What is needed:
Please list all lines of the material below in which the string "this" occurs.

___

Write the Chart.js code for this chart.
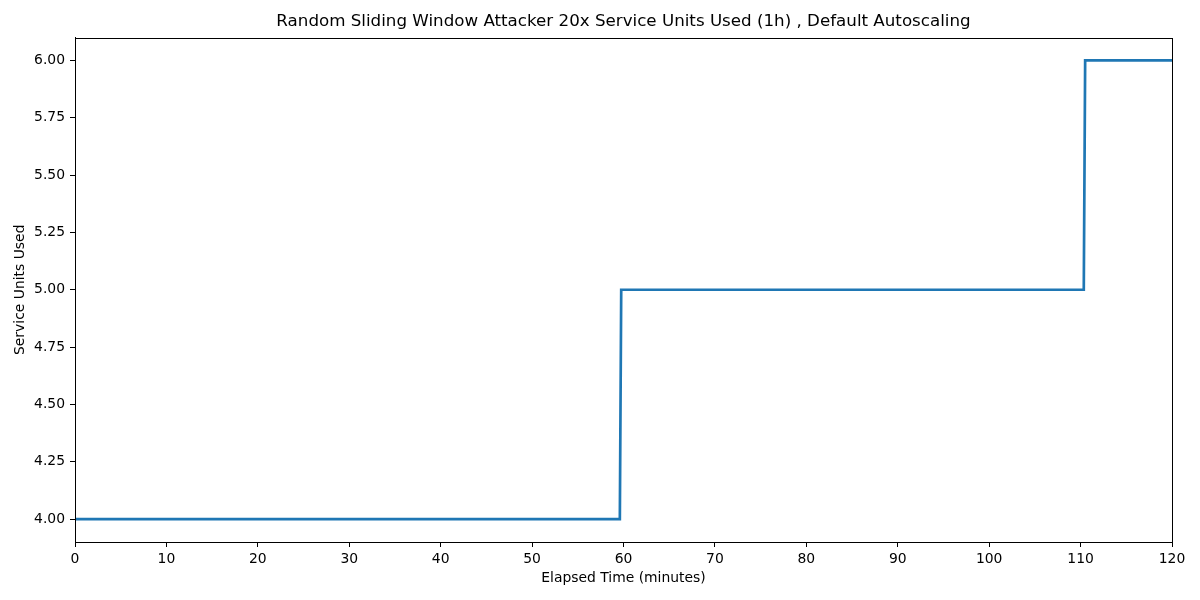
<!DOCTYPE html>
<html>
<head>
<meta charset="utf-8">
<script src="https://cdn.jsdelivr.net/npm/chart.js@4.4.1/dist/chart.umd.min.js"></script>
<style>
  html, body { margin: 0; padding: 0; background: #fff; }
  #wrap { width: 1200px; height: 600px; }
</style>
</head>
<body>
<div id="wrap"><canvas id="chart" width="1200" height="600"></canvas></div>
<script>
// step points of the service-unit series (minutes, units)
const elapsedMinutes = [0, 59.6, 59.75, 110.35, 110.5, 120];
const serviceUnits   = [4, 4, 5, 5, 6, 6];
const xTickValues = [0, 10, 20, 30, 40, 50, 60, 70, 80, 90, 100, 110, 120];
const yTickValues = [4.00, 4.25, 4.50, 4.75, 5.00, 5.25, 5.50, 5.75, 6.00];

const FONT = 'DejaVu Sans';

// draw the box around the plot area like matplotlib spines
const frame = {
  id: 'frame',
  afterDraw(chart) {
    const { ctx, chartArea: a } = chart;
    ctx.save();
    ctx.strokeStyle = '#000';
    ctx.lineWidth = 1;
    ctx.strokeRect(Math.round(a.left) + 0.5, Math.round(a.top) + 0.5,
                   Math.round(a.right - a.left), Math.round(a.bottom - a.top));
    ctx.restore();
  }
};

new Chart(document.getElementById('chart'), {
  type: 'line',
  data: {
    datasets: [{
      data: elapsedMinutes.map((x, i) => ({ x: x, y: serviceUnits[i] })),
      borderColor: '#1f77b4',
      borderWidth: 2.7,
      pointRadius: 0,
      tension: 0,
      fill: false
    }]
  },
  plugins: [frame],
  options: {
    responsive: false,
    animation: false,
    layout: { padding: { left: 0, right: 28, top: 0, bottom: 0 } },
    plugins: {
      legend: { display: false },
      tooltip: { enabled: false },
      title: {
        display: true,
        fullSize: false,
        text: 'Random Sliding Window Attacker 20x Service Units Used (1h) , Default Autoscaling',
        color: '#000',
        font: { family: FONT, size: 16.7, weight: 'normal', lineHeight: 1.2 },
        padding: { top: 12, bottom: 5.5 }
      }
    },
    scales: {
      x: {
        type: 'linear',
        min: 0,
        max: 120,
        afterBuildTicks: s => { s.ticks = xTickValues.map(v => ({ value: v })); },
        afterFit: s => { s.height = 58; },
        grid: { drawOnChartArea: false, drawTicks: true, tickLength: 5, color: '#000' },
        border: { display: true, color: '#000' },
        ticks: {
          color: '#000', padding: 4, maxRotation: 0, autoSkip: false,
          font: { family: FONT, size: 13.9 },
          callback: v => String(v)
        },
        title: {
          display: true, text: 'Elapsed Time (minutes)', color: '#000',
          font: { family: FONT, size: 13.9 }, padding: { top: 4, bottom: 13 }
        }
      },
      y: {
        type: 'linear',
        min: 3.9,
        max: 6.1,
        afterBuildTicks: s => { s.ticks = yTickValues.map(v => ({ value: v })); },
        afterFit: s => { s.width = 75; },
        grid: { drawOnChartArea: false, drawTicks: true, tickLength: 5, color: '#000' },
        border: { display: true, color: '#000' },
        ticks: {
          color: '#000', padding: 5, autoSkip: false,
          font: { family: FONT, size: 13.9 },
          callback: v => Number(v).toFixed(2)
        },
        title: {
          display: true, text: 'Service Units Used', color: '#000',
          font: { family: FONT, size: 13.9 }, padding: { top: 12, bottom: 0 }
        }
      }
    }
  }
});
</script>
</body>
</html>
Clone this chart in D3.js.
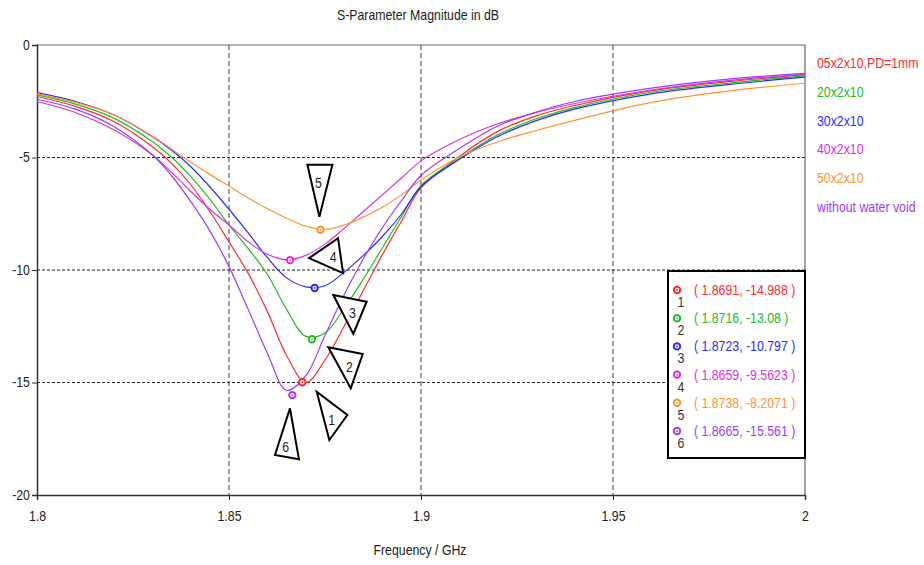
<!DOCTYPE html>
<html>
<head>
<meta charset="utf-8">
<script src="https://cdn.jsdelivr.net/npm/d3@7"></script>
<style>
  body { margin: 0; background: #fff; }
  text { font-family: "Liberation Sans", Arial, sans-serif; font-size: 14px; }
</style>
</head>
<body>
<script>
var freq = [1.80, 1.81, 1.82, 1.83, 1.835, 1.84, 1.845, 1.85, 1.855, 1.86, 1.865, 1.87, 1.875,
            1.88, 1.885, 1.89, 1.895, 1.90, 1.91, 1.92, 1.93, 1.94, 1.96, 1.98, 2.00];

var s05 = [-2.29, -2.73, -3.40, -4.51, -5.25, -6.2, -7.4, -8.75, -10.15, -11.85, -13.8, -15.0, -14.0,
           -12.5, -10.9, -9.3, -7.8, -6.35, -4.95, -3.84, -3.15, -2.69, -2.03, -1.63, -1.32];
var s20 = [-2.22, -2.63, -3.25, -4.29, -4.98, -5.84, -6.85, -8.0, -9.05, -10.2, -11.75, -12.95, -12.8,
           -11.7, -10.4, -9.0, -7.6, -6.25, -5.03, -3.99, -3.28, -2.78, -2.10, -1.70, -1.37];
var s30 = [-2.12, -2.51, -3.10, -4.07, -4.67, -5.4, -6.3, -7.3, -8.35, -9.45, -10.35, -10.75, -10.7,
           -10.1, -9.35, -8.5, -7.5, -6.3, -5.08, -4.07, -3.36, -2.85, -2.17, -1.76, -1.43];
var s40 = [-2.51, -3.00, -3.77, -4.88, -5.65, -6.5, -7.3, -8.0, -8.75, -9.3, -9.55, -9.35, -8.85,
           -8.15, -7.4, -6.65, -5.9, -5.15, -4.2, -3.5, -3.0, -2.6, -2.00, -1.58, -1.30];
var s50 = [-2.17, -2.55, -3.10, -4.05, -4.62, -5.2, -5.75, -6.27, -6.8, -7.28, -7.7, -8.05, -8.2,
           -8.0, -7.65, -7.2, -6.65, -6.0, -4.98, -4.30, -3.80, -3.35, -2.55, -2.05, -1.70];
var sNoVoid = [-2.41, -2.85, -3.62, -4.88, -5.8, -6.95, -8.25, -9.85, -11.75, -13.7, -15.35, -14.7, -12.9,
               -11.1, -9.5, -8.1, -6.9, -5.8, -4.6, -3.6, -2.98, -2.51, -1.92, -1.52, -1.26];

var seriesNames = ["05x2x10,PD=1mm", "20x2x10", "30x2x10", "40x2x10", "50x2x10", "without water void"];
var seriesValues = [s05, s20, s30, s40, s50, sNoVoid];
var colors = ["#ff2a2a", "#22bb22", "#2b2bff", "#e02ee0", "#ff9433", "#9a3cff"];

var markerFreq = [1.8691, 1.8716, 1.8723, 1.8659, 1.8738, 1.8665];
var markerVal = [-14.988, -13.08, -10.797, -9.5623, -8.2071, -15.561];
var markerText = ["( 1.8691, -14.988 )", "( 1.8716, -13.08 )", "( 1.8723, -10.797 )",
                  "( 1.8659, -9.5623 )", "( 1.8738, -8.2071 )", "( 1.8665, -15.561 )"];

var xTicks = [1.8, 1.85, 1.9, 1.95, 2];
var yTicks = [0, -5, -10, -15, -20];

var width = 924, height = 565;
var plot = { left: 37, right: 805, top: 45, bottom: 495 };
var squeeze = 0.88;   // the original uses a narrow UI font

var svg = d3.select('body').append('svg')
  .attr('width', width)
  .attr('height', height);

var x = d3.scaleLinear().domain([1.8, 2]).range([plot.left, plot.right]);
var y = d3.scaleLinear().domain([0, -20]).range([plot.top, plot.bottom]);

// text placed with a horizontal squeeze
function addText(g, tx, ty, str, color, anchor) {
  return g.append('text')
    .attr('transform', 'translate(' + tx + ',' + ty + ') scale(' + squeeze + ',1)')
    .attr('text-anchor', anchor || 'start')
    .attr('fill', color || '#222')
    .text(str);
}

// title
addText(svg, 418, 20, 'S-Parameter Magnitude in dB', '#222', 'middle');

// grid
svg.append('g').selectAll('line')
  .data(xTicks.slice(1, -1))
  .enter().append('line')
  .attr('x1', function(d) { return x(d); })
  .attr('x2', function(d) { return x(d); })
  .attr('y1', plot.top).attr('y2', plot.bottom)
  .attr('stroke', '#808080')
  .attr('stroke-width', 1.5)
  .attr('stroke-dasharray', '5,3');

svg.append('g').selectAll('line')
  .data(yTicks.slice(1, -1))
  .enter().append('line')
  .attr('x1', plot.left).attr('x2', plot.right)
  .attr('y1', function(d) { return y(d); })
  .attr('y2', function(d) { return y(d); })
  .attr('stroke', '#222')
  .attr('stroke-width', 1.2)
  .attr('stroke-dasharray', '3,2');

// frame (top / right)
svg.append('path')
  .attr('d', 'M' + plot.left + ',' + plot.top + 'H' + plot.right + 'V' + plot.bottom)
  .attr('fill', 'none')
  .attr('stroke', '#666')
  .attr('stroke-width', 1.2);

// axes
var leftAxis = d3.axisLeft(y).tickValues(yTicks).tickSize(5).tickPadding(3)
  .tickFormat(function(d) { return String(d); });
var bottomAxis = d3.axisBottom(x).tickValues(xTicks).tickSize(5).tickPadding(11)
  .tickFormat(function(d) { return String(d); });

var leftAxisNodes = svg.append('g')
  .attr('transform', 'translate(' + plot.left + ',0)')
  .call(leftAxis);
var bottomAxisNodes = svg.append('g')
  .attr('transform', 'translate(0,' + plot.bottom + ')')
  .call(bottomAxis);

styleAxisNodes(leftAxisNodes);
styleAxisNodes(bottomAxisNodes);

addText(svg, 420, 555, 'Frequency / GHz', '#222', 'middle');

// curves
var line = d3.line()
  .x(function(d) { return x(d[0]); })
  .y(function(d) { return y(d[1]); })
  .curve(d3.curveCatmullRom.alpha(0.5));

var curves = svg.append('g');
seriesValues.forEach(function(vals, i) {
  curves.append('path')
    .datum(freq.map(function(f, j) { return [f, vals[j]]; }))
    .attr('d', line)
    .attr('fill', 'none')
    .attr('stroke', colors[i])
    .attr('stroke-width', 1.2);
});

// legend on the right
var legend = svg.append('g');
seriesNames.forEach(function(name, i) {
  addText(legend, 817, 68 + i * 28.8, name, colors[i]);
});

// callout triangles, placed relative to their marker (pixel offsets)
var callouts = [
  { pts: [[14.4, 9.5], [45, 32.8], [27, 57.8]], label: [29.4, 37.8] },
  { pts: [[16.4, 8], [50.8, 14.7], [38.8, 49]], label: [37.4, 27.4] },
  { pts: [[18.7, 7.1], [52, 13.8], [38.7, 46]], label: [37.7, 25.4] },
  { pts: [[19, -2], [48, -22], [53, 13]], label: [43, -3.5] },
  { pts: [[-13, -65], [12, -65], [-1, -13]], label: [-2, -47] },
  { pts: [[-2.4, 13.2], [-17.4, 59.9], [6.6, 64.2]], label: [-6.7, 51.6] }
];

var callG = svg.append('g');
markerFreq.forEach(function(f, i) {
  var mx = x(f), my = y(markerVal[i]);
  var c = callouts[i];
  callG.append('path')
    .attr('d', 'M' + c.pts.map(function(p) { return (mx + p[0]) + ',' + (my + p[1]); }).join('L') + 'Z')
    .attr('fill', '#fff')
    .attr('stroke', '#000')
    .attr('stroke-width', 2);
  addText(callG, mx + c.label[0], my + c.label[1] + 5, i + 1, '#222', 'middle');
});

// markers on curves
function drawMarker(g, cx, cy, color) {
  g.append('circle').attr('cx', cx).attr('cy', cy).attr('r', 3.2)
    .attr('fill', '#fff').attr('stroke', color).attr('stroke-width', 2);
  g.append('circle').attr('cx', cx).attr('cy', cy).attr('r', 0.9)
    .attr('fill', color);
}

var markG = svg.append('g');
markerFreq.forEach(function(f, i) {
  drawMarker(markG, x(f), y(markerVal[i]), colors[i]);
});

// marker readout box
var box = svg.append('g');
box.append('rect')
  .attr('x', 668).attr('y', 271)
  .attr('width', 137).attr('height', 187)
  .attr('fill', '#fff')
  .attr('stroke', '#000')
  .attr('stroke-width', 2);

markerText.forEach(function(t, i) {
  var cy = 290 + i * 28.2;
  drawMarker(box, 677, cy, colors[i]);
  addText(box, 681, cy + 17, i + 1, '#333', 'middle');
  addText(box, 694, cy + 5, t, colors[i]);
});

function styleAxisNodes(axisNodes) {
  axisNodes.selectAll('.domain')
    .attr('stroke', '#333')
    .attr('stroke-width', 1.5);
  axisNodes.selectAll('.tick line')
    .attr('stroke', '#333')
    .attr('stroke-width', 1);
  axisNodes.selectAll('.tick text')
    .attr('transform', 'scale(' + squeeze + ',1)')
    .style('font-family', '"Liberation Sans", Arial, sans-serif')
    .style('font-size', '14px')
    .attr('fill', '#222');
}
</script>
</body>
</html>
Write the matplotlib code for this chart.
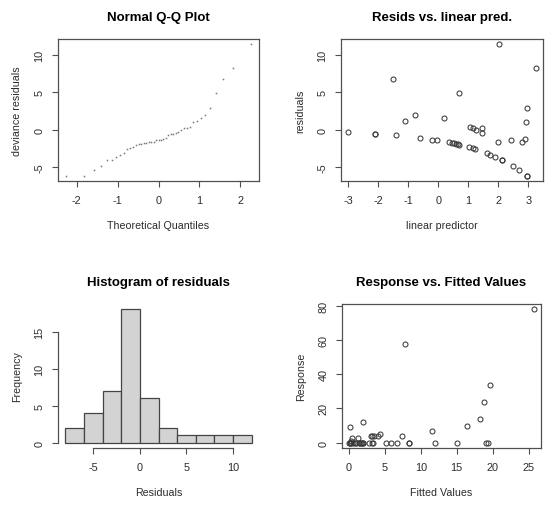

___

Expected output:
Write the Chart.js code for this chart.
Clone this chart in D3.js.
Write the matplotlib code for this chart.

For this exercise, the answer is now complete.